Мой свекор находится здесь уже несколько недель, и я пользуюсь минуткой, пока он отлучился, чтобы написать те­бе эти несколько строк. Хочу еще надоесть тебе с одной просьбой, но мне уже не так тяжело к тебе с ней обратиться. Не забудь о запасе варенья для нас; я не могу его сделать здесь, потому что тут почти нет фруктов; ты нам не отка­жешь, не правда ли, мсй добрый братец?

Прощай, вот уже свекор возвращается домой, и я остав­ляю тебя, целуя от всего сердца тебя, жену, а также столько детей, сколько теперь у вас имеется, так как я надеюсь, что уже есть прибавление семейства.

Ради Бога, хоть словечко в ответ, не следуй пословице: на глупый вопрос не бывает ответа».

                                                                                                           (Начала письма нет)

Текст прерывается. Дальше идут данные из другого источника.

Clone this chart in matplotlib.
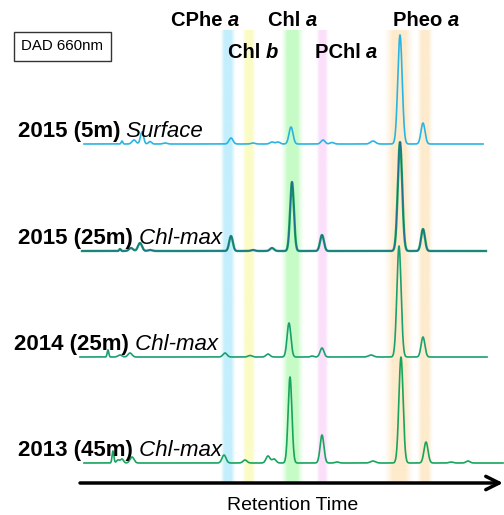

«...Для уплаты долгов и расходов по переезду; осталь­ные 1000 руб. предназначаются мне на прожитие до сентября. Итак, я сейчас сижу без копейки и буду в таком же положении, даже если ты мне пришлешь майские 1000 руб., так как они должны пойти на уплату долга кн. Вязем­скому. Поэтому прошу тебя, дорогой и добрейший брат, сделай милость, пришли мне 2000 сразу. Ради Бога, не сер­дись на меня, но я действительно нахожусь в отчаянном положении, хотя и живу в деревне, но в этом имении ниче­го нет и все надо покупать на первых порах. Надеюсь, что в будущем году я устроюсь здесь лучше, но сейчас я нахо­жусь в большом затруднении. Признаюсь тебе, дорогой брат, что я горячо молю Бога, чтобы ты приехал, твое присутствие было бы для меня такой большой милостью, я брожу как в потемках, совершенно ничего не понимая, и вынуждена играть свою роль, чтобы староста и не подозре­вал о моем глубочайшем невежестве. Прощай, дорогой и добрейший брат, целую тебя от всего сердца и люблю по-прежнему, еще раз прости за мою постоянную докучли­вость, я сама это сознаю. Поцелуй нежно свою жену, же­лаю ей счастливых родов, и расцелуй обоих мальчиков. Не знаю, разберешь ли ты мои каракули, у меня плохое перо, которое едва пишет, а я ленюсь пойти за другим. Еще одна просьба, но я думаю, что ты легко ее удовлетворишь. У ме­ня здесь есть мальчик 10 лет, которого я хотела бы обу­чить на ткача, не мог бы он пройти обучение у тебя, в этом случае я прислала бы его с людьми, которые пригонят нам лошадей. У тебя есть наш адрес, не правда ли? Прощай, еще раз, добрейший Дмитрий».